#### [Supplied entries]
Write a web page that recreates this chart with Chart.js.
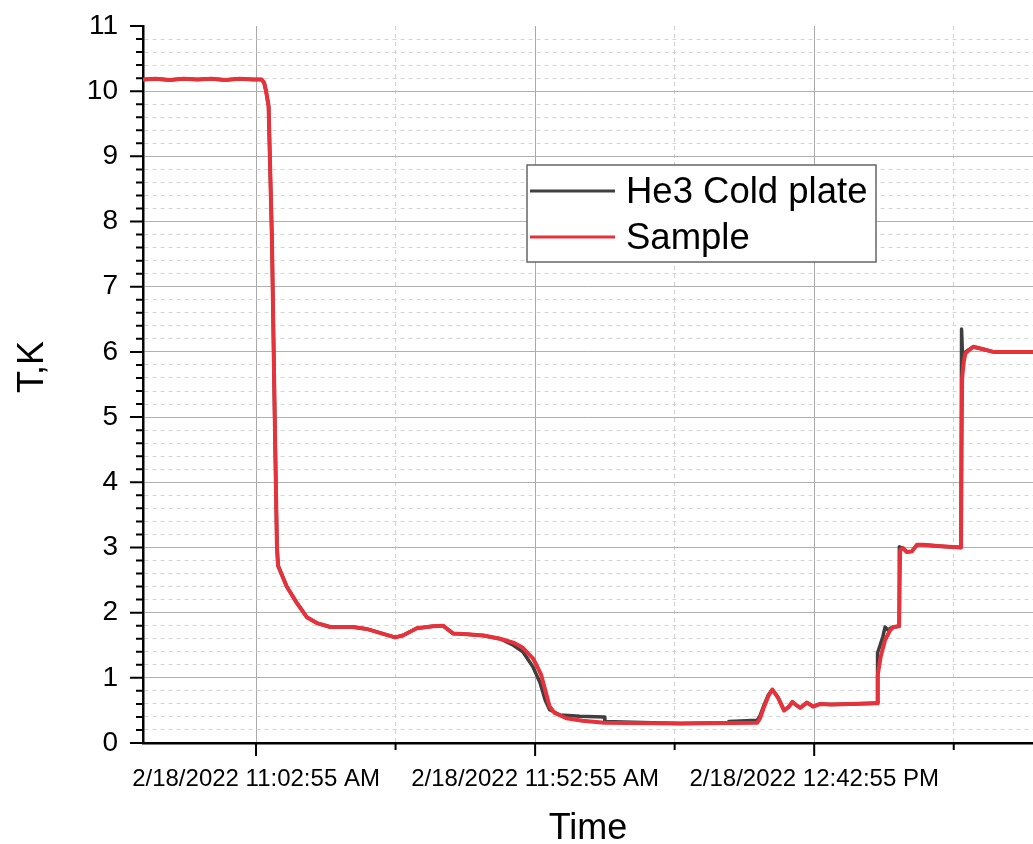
==
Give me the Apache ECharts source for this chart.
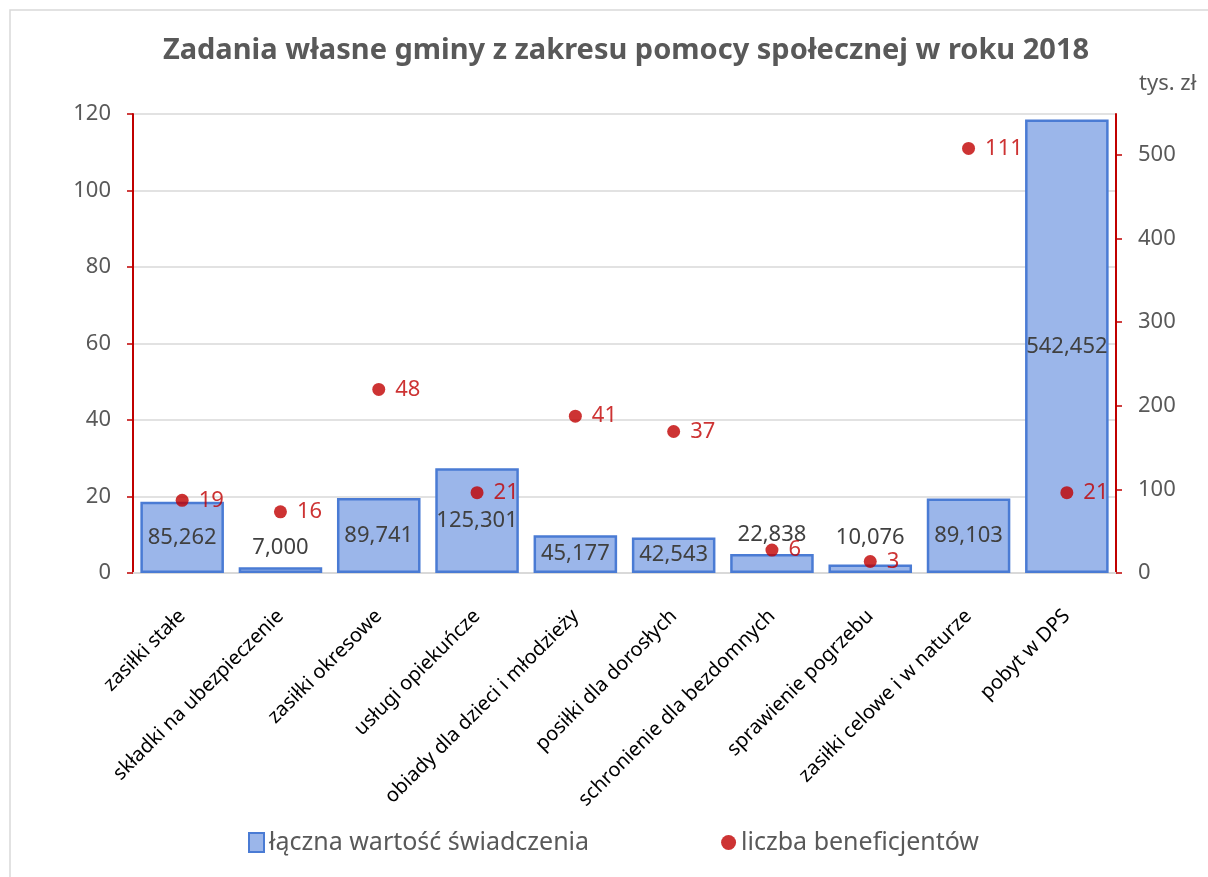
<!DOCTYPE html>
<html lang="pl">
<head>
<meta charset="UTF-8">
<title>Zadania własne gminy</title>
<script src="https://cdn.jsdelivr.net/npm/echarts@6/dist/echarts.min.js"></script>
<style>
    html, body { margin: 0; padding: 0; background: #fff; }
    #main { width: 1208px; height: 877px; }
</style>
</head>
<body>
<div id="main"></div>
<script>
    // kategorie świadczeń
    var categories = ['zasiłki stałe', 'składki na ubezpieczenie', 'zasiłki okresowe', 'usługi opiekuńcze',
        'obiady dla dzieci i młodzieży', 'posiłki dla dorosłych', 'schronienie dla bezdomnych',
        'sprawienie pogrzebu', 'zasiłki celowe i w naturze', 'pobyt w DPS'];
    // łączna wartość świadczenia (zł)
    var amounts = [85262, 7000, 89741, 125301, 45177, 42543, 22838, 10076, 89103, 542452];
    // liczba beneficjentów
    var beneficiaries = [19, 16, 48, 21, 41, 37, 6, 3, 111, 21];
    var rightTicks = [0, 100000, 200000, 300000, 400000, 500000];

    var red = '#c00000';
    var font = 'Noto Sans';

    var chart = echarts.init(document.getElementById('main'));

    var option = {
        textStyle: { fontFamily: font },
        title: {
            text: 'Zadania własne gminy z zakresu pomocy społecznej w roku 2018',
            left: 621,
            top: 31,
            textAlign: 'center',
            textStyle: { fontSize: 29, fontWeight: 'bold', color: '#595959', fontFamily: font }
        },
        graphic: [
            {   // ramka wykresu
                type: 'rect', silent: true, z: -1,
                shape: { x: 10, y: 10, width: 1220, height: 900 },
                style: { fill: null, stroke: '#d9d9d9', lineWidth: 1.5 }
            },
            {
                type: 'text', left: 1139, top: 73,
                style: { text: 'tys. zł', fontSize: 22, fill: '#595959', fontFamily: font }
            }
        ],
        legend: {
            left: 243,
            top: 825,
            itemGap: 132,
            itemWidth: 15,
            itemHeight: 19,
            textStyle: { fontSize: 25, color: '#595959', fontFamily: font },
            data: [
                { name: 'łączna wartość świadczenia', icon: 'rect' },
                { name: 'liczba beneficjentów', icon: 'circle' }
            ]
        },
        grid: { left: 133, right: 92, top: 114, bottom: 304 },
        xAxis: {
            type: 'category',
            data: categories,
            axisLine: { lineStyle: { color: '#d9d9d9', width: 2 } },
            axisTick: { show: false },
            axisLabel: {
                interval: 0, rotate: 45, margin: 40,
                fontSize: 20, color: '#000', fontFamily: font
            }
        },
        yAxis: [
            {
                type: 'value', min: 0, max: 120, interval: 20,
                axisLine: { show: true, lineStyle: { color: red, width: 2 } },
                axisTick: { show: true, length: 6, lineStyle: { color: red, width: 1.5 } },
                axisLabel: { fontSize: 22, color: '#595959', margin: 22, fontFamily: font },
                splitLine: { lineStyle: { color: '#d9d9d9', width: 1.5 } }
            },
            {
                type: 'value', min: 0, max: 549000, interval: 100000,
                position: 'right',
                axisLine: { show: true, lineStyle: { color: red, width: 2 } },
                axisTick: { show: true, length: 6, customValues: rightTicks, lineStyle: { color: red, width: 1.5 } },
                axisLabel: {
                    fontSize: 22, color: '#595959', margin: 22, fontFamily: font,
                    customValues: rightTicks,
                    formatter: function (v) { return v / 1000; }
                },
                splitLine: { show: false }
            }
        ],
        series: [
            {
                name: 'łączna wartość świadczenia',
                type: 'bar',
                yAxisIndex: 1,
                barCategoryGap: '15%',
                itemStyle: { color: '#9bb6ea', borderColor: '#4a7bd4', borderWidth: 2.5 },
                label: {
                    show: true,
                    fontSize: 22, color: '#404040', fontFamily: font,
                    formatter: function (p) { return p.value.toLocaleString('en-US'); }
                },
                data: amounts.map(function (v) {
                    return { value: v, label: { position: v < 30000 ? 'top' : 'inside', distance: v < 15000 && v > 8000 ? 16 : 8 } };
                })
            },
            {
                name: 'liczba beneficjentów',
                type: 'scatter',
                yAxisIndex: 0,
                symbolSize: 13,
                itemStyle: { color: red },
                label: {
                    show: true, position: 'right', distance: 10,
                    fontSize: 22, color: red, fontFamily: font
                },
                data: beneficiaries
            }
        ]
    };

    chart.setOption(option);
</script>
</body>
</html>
==
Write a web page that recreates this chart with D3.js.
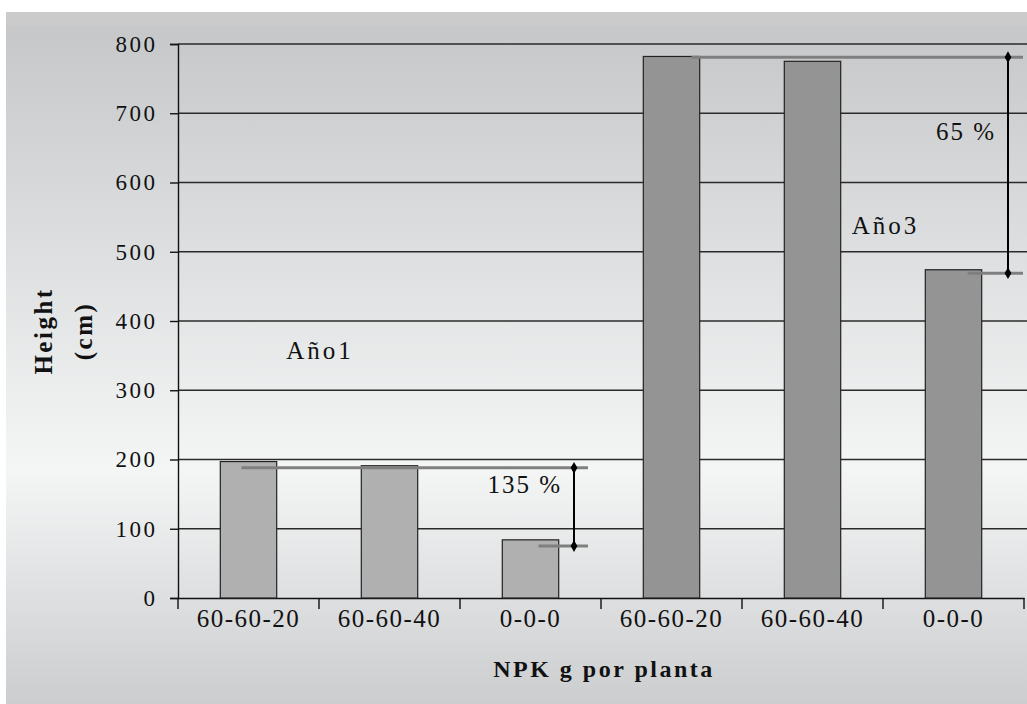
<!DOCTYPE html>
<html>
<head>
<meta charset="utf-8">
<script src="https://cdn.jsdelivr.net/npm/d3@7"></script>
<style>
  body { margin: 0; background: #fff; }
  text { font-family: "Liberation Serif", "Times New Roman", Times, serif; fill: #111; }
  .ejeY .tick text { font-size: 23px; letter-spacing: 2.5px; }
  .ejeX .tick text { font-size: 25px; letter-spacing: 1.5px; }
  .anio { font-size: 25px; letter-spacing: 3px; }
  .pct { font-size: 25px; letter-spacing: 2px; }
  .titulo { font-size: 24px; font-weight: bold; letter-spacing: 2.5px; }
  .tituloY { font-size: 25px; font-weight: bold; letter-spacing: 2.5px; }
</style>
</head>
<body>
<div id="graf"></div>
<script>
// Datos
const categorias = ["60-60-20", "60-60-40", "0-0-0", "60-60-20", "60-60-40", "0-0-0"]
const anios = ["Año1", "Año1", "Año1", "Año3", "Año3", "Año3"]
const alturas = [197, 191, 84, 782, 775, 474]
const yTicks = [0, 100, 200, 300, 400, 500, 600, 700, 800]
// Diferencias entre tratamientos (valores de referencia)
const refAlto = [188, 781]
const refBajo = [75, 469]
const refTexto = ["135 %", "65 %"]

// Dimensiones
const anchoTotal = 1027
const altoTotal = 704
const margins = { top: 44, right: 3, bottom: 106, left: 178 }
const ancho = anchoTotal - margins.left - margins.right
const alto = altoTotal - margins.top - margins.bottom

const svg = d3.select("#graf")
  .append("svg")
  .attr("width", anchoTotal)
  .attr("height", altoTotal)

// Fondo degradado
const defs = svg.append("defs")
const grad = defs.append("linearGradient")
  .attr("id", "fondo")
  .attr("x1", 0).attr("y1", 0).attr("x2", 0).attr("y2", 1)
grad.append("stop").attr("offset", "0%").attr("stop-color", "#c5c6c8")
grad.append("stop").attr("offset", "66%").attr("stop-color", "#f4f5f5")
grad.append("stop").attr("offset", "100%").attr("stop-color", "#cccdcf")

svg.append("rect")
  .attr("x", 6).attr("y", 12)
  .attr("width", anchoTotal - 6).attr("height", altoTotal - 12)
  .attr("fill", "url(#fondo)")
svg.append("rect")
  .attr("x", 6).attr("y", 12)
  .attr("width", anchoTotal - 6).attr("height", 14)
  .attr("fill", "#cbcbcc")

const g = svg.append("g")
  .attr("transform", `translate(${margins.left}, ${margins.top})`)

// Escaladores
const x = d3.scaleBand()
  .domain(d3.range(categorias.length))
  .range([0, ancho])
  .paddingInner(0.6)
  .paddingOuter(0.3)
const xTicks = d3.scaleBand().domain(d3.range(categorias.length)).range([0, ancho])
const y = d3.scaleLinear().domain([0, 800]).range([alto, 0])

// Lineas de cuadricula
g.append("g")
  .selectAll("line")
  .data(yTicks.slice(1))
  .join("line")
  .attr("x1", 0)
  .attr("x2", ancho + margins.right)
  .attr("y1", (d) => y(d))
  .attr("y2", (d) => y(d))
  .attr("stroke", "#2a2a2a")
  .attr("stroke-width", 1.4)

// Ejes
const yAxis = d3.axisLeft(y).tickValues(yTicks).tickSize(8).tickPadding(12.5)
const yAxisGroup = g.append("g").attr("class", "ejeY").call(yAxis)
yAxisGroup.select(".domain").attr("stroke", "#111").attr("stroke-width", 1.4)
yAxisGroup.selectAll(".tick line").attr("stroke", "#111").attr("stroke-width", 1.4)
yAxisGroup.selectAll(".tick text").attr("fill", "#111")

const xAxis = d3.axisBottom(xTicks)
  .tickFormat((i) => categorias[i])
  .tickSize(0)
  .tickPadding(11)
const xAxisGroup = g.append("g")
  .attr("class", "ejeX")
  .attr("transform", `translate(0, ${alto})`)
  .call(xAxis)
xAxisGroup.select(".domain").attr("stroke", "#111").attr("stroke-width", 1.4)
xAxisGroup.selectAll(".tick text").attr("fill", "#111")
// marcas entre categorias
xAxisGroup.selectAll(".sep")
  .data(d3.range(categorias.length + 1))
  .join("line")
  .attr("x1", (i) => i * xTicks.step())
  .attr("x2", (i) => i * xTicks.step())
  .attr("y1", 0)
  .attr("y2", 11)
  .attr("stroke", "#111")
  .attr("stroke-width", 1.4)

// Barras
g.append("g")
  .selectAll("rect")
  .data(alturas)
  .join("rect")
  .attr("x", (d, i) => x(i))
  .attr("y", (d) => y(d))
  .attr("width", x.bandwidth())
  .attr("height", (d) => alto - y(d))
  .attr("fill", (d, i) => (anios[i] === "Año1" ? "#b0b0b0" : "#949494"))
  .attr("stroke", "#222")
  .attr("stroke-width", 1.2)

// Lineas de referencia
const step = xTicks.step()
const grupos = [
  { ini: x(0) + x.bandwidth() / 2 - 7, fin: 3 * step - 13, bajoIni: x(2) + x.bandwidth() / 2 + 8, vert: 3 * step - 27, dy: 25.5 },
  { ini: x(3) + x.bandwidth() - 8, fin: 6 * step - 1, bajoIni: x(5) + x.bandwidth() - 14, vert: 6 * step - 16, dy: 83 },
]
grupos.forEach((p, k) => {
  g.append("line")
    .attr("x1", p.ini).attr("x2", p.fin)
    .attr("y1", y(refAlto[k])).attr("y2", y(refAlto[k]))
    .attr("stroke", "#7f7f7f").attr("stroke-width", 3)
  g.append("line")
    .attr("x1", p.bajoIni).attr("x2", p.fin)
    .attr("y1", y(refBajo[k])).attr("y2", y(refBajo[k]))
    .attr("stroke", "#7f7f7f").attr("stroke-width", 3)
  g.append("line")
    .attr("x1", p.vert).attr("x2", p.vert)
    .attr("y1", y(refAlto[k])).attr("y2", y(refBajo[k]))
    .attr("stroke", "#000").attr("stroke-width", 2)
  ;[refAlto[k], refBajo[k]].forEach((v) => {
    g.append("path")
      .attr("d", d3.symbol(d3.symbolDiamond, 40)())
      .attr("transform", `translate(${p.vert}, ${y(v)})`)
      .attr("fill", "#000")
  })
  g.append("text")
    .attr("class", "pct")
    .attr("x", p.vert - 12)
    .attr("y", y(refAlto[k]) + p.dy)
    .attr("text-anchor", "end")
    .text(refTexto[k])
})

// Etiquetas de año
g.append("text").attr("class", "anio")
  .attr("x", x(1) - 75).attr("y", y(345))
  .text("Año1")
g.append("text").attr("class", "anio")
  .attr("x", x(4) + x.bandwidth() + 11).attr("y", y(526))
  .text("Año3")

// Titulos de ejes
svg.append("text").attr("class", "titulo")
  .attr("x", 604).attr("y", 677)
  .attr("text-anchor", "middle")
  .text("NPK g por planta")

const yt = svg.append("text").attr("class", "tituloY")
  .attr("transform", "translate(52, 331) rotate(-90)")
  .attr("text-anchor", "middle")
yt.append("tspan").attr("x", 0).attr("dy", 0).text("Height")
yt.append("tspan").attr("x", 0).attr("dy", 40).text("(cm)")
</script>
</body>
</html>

#### [Stated exercise]
Give only the lines from the one with "Give me the" to the one with "var rightTicks = [0, 100000, 200000, 300000, 400000, 500000];", both included, again and exactly; leave the images out.

#### [Output]
Give me the Apache ECharts source for this chart.
<!DOCTYPE html>
<html lang="pl">
<head>
<meta charset="UTF-8">
<title>Zadania własne gminy</title>
<script src="https://cdn.jsdelivr.net/npm/echarts@6/dist/echarts.min.js"></script>
<style>
    html, body { margin: 0; padding: 0; background: #fff; }
    #main { width: 1208px; height: 877px; }
</style>
</head>
<body>
<div id="main"></div>
<script>
    // kategorie świadczeń
    var categories = ['zasiłki stałe', 'składki na ubezpieczenie', 'zasiłki okresowe', 'usługi opiekuńcze',
        'obiady dla dzieci i młodzieży', 'posiłki dla dorosłych', 'schronienie dla bezdomnych',
        'sprawienie pogrzebu', 'zasiłki celowe i w naturze', 'pobyt w DPS'];
    // łączna wartość świadczenia (zł)
    var amounts = [85262, 7000, 89741, 125301, 45177, 42543, 22838, 10076, 89103, 542452];
    // liczba beneficjentów
    var beneficiaries = [19, 16, 48, 21, 41, 37, 6, 3, 111, 21];
    var rightTicks = [0, 100000, 200000, 300000, 400000, 500000];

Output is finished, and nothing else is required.